Due. Monday, March 14 at the beginning of class.
Write clearly readable and well thought out answers to all of the following questions.
What is the definition of a polynomial time reduction between two languages?
What is the definition of class P?
What is the definition of class NP?
What is the definition of an NP-complete language?
A matching in an undirected graph is a set of edges such that every vertex is incident on exactly one of those edges. Think of the edges of the graph as representing possible pairings, and the problem is to select pairings so that each vertex belongs to one pair. Some graphs have matchings, but some do not.
Show that the following problem is in NP.
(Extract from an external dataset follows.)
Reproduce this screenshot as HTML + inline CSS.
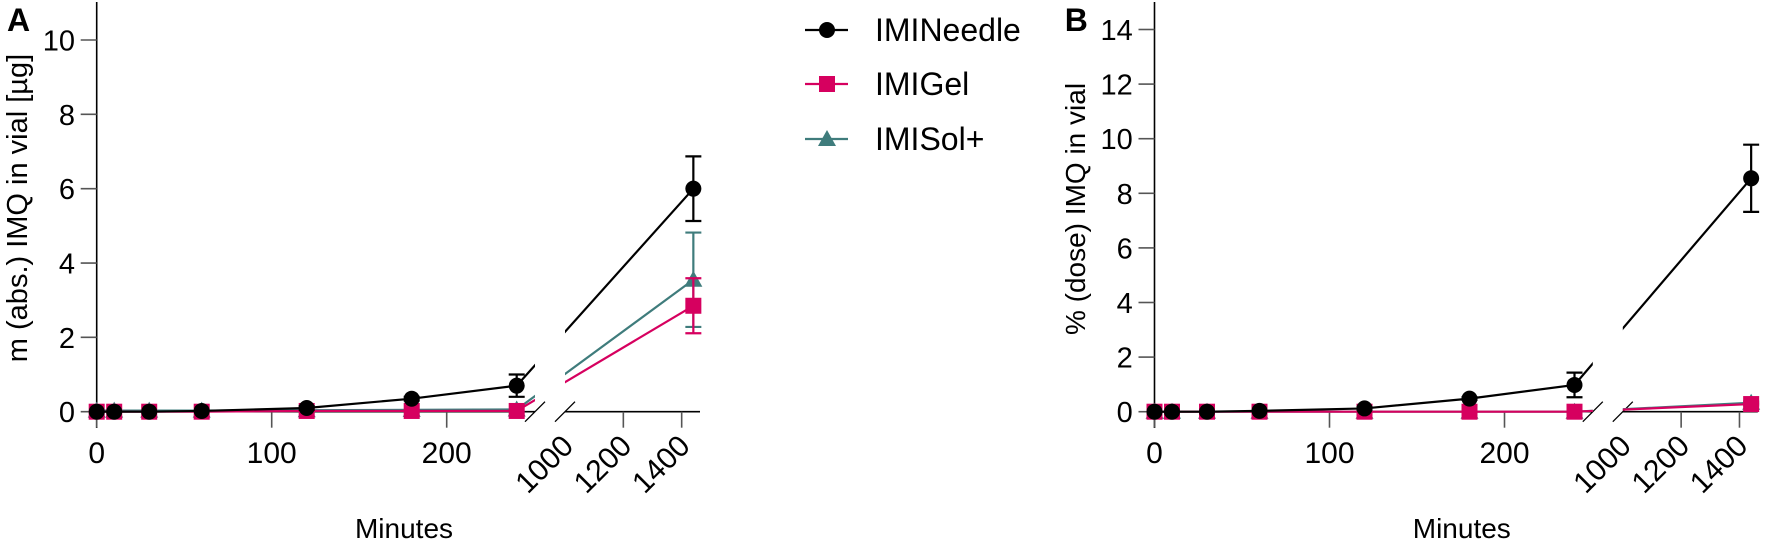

Input: An undirected graph G.
Question: Does G have a matching?
Imagine that you have a collection of bins, each able to hold a given maximum weight of material. You also have a collection of items that you want to put into the bins. You cannot break anything apart, and put part of it in one bin and part in another bin. You would like to know whether it is possible to put all of the items into the bins that you have, without exceeding any of the weight limits. To keep it simple, all of the bins have the same weight limit. The bin packing problem is as follows.
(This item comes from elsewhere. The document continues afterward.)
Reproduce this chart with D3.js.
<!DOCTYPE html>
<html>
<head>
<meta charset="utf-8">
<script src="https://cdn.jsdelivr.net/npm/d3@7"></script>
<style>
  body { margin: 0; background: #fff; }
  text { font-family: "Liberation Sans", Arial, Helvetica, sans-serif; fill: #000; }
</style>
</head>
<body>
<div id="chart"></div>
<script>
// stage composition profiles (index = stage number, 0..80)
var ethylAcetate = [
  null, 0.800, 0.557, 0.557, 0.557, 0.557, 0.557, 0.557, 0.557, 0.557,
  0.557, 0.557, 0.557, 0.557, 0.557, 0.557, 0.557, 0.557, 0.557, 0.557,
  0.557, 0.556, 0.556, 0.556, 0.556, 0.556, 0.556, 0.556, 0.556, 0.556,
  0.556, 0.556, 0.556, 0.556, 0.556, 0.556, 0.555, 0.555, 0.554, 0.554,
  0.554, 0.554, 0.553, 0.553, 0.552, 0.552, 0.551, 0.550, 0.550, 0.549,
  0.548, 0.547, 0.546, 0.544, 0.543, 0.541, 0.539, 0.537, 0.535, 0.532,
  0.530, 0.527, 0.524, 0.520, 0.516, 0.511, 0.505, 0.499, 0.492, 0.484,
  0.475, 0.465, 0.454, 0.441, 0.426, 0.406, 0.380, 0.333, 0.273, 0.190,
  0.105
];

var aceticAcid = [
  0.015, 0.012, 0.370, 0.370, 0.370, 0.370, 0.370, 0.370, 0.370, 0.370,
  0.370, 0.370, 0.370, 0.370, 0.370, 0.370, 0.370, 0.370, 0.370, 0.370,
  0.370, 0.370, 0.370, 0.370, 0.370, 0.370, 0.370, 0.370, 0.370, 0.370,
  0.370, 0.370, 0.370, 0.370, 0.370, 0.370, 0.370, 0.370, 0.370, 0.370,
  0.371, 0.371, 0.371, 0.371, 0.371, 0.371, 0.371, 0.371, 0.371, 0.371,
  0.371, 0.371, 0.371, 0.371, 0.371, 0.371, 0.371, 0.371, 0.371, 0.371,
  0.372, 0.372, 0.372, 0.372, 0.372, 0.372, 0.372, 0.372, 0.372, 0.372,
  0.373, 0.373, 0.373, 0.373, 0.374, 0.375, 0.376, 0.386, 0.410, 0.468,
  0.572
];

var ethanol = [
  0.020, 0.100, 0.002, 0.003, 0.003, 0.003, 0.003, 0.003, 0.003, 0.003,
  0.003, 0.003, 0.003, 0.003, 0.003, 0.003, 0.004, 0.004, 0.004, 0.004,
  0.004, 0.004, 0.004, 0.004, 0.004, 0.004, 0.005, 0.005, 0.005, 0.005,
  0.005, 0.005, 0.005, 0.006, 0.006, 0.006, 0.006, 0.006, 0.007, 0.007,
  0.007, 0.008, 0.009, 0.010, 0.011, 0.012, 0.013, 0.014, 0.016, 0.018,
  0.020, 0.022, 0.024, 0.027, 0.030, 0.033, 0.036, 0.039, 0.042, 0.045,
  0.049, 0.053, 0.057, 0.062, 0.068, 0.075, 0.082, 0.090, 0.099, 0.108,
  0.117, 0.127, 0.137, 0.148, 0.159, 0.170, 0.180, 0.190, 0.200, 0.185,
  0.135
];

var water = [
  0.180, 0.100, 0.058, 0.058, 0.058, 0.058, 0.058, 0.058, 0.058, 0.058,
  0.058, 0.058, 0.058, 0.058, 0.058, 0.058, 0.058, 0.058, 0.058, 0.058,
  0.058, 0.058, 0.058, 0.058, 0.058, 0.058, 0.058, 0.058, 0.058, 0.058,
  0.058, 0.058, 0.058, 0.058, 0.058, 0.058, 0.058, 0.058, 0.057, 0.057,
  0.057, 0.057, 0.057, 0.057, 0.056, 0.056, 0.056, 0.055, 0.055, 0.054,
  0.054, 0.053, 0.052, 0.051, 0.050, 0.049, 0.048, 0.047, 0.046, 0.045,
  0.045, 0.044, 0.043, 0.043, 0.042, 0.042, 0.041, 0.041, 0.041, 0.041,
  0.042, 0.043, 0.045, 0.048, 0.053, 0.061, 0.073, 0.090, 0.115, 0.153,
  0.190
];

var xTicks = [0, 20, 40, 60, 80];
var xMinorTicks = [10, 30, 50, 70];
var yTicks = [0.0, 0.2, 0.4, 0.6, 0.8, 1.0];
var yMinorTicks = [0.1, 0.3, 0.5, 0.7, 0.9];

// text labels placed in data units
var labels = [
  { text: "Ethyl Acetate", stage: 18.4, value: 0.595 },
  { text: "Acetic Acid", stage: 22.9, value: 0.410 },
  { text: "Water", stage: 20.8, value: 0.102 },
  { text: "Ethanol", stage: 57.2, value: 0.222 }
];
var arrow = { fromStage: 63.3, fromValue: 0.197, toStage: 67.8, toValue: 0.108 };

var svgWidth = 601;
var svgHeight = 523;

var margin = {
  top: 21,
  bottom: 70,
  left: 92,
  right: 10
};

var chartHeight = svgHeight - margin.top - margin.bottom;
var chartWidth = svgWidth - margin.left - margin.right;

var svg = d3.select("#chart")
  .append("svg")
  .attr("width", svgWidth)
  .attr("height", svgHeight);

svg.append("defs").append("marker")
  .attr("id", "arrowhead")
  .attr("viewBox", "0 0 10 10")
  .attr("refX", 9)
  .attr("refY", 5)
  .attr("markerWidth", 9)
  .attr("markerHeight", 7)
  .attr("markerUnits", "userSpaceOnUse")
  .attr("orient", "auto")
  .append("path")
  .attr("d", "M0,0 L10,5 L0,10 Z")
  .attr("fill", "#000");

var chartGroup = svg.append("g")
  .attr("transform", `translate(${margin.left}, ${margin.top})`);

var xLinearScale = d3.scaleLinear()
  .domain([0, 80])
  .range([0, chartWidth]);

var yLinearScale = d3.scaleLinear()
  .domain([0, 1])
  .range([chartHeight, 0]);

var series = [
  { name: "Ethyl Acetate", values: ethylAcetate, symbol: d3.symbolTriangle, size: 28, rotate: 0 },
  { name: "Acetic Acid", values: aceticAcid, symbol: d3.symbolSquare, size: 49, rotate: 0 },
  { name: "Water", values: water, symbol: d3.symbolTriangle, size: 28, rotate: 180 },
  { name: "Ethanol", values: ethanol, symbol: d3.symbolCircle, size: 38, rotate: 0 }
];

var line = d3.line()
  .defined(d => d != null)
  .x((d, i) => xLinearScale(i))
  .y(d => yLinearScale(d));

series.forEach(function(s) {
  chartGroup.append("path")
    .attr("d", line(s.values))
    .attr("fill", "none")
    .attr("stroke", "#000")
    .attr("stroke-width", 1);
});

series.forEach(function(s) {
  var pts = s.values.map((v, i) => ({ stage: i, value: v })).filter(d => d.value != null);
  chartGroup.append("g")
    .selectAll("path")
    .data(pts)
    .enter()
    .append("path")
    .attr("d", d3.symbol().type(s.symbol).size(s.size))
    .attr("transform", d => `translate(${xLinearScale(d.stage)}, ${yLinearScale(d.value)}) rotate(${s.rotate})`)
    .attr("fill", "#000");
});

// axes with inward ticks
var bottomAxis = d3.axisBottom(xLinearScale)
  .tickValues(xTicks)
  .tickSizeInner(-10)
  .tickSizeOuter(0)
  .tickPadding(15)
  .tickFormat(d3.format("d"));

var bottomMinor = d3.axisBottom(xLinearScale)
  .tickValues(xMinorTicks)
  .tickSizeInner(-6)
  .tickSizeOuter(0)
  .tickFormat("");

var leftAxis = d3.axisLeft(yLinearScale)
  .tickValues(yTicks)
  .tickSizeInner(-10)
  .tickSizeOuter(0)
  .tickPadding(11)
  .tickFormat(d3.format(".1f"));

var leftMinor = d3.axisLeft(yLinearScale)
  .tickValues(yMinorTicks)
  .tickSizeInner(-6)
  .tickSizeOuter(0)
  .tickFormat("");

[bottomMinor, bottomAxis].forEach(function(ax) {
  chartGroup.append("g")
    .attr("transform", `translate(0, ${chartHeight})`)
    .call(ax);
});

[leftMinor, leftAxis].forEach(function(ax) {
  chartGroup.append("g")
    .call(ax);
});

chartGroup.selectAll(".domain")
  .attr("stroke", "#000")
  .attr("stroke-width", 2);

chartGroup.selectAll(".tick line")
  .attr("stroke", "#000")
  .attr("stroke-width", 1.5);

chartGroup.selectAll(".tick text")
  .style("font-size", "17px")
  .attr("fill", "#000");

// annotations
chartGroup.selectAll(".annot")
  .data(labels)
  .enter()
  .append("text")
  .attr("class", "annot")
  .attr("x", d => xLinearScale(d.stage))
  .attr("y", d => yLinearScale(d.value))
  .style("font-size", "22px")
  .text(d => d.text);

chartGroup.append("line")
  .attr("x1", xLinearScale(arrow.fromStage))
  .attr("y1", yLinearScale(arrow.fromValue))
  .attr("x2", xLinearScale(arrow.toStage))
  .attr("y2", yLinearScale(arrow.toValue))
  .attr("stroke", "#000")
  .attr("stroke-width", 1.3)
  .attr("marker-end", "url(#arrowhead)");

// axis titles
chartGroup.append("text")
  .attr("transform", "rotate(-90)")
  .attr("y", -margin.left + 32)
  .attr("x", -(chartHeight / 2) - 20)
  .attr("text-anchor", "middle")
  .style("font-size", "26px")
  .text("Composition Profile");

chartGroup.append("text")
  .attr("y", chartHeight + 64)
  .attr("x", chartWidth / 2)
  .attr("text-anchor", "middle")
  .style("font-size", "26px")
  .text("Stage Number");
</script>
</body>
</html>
Input: (1) a positive integer L, which is the weight limit of each bin, (2) a positive number b that tells how many bins you have, and (3) a list of positive integers w1, w2, ..., wk indicating the weights of k items to put into the bins.
Question: Is it possible to put all k of the items into the b bins (where each item is in exactly one bin) so that the total weight of items in each bin is no more than L?
Show that the bin packing problem is in NP.
The primality problem is the problem of reading a positive integer and saying whether it is prime. Is the following a polynomial time algorithm for the primality problem? Why or why not?
prime(n) If n < 2 then answer no else for k = 2,...,n-1 if n mod k = 0 then answer no end if end for end if answer yes
The satisfiability problem is NP-complete.
The satisfiability problem is in NP.
The satisfiability problem is in P.
The satisfiability problem is in NP-P.
All problems in NP reduce to the satisfiability problem in polynomial time.
There does not exist a (deterministic) polynomial time algorithm that solves the satisfiability problem.
The truth table algorithm for satisfiability is a polymomial time algorithm.
Review problems
Define A = {p | p(2) = yes}. Show that A is m-complete.
Define B = {p | p is a polynomial in a single variable x with integer coefficients and equation p(x) = 0 has a real-valued solution x}. Define C = {p | p is a polynomial of degree 2 with rational coefficients, and equation p(x) = 2 has a real-valued solution x}.
Does {a} m-reduce to {}? That is, does there exist an m-reduction from the singleton set {a} to the empty set? Why or why not?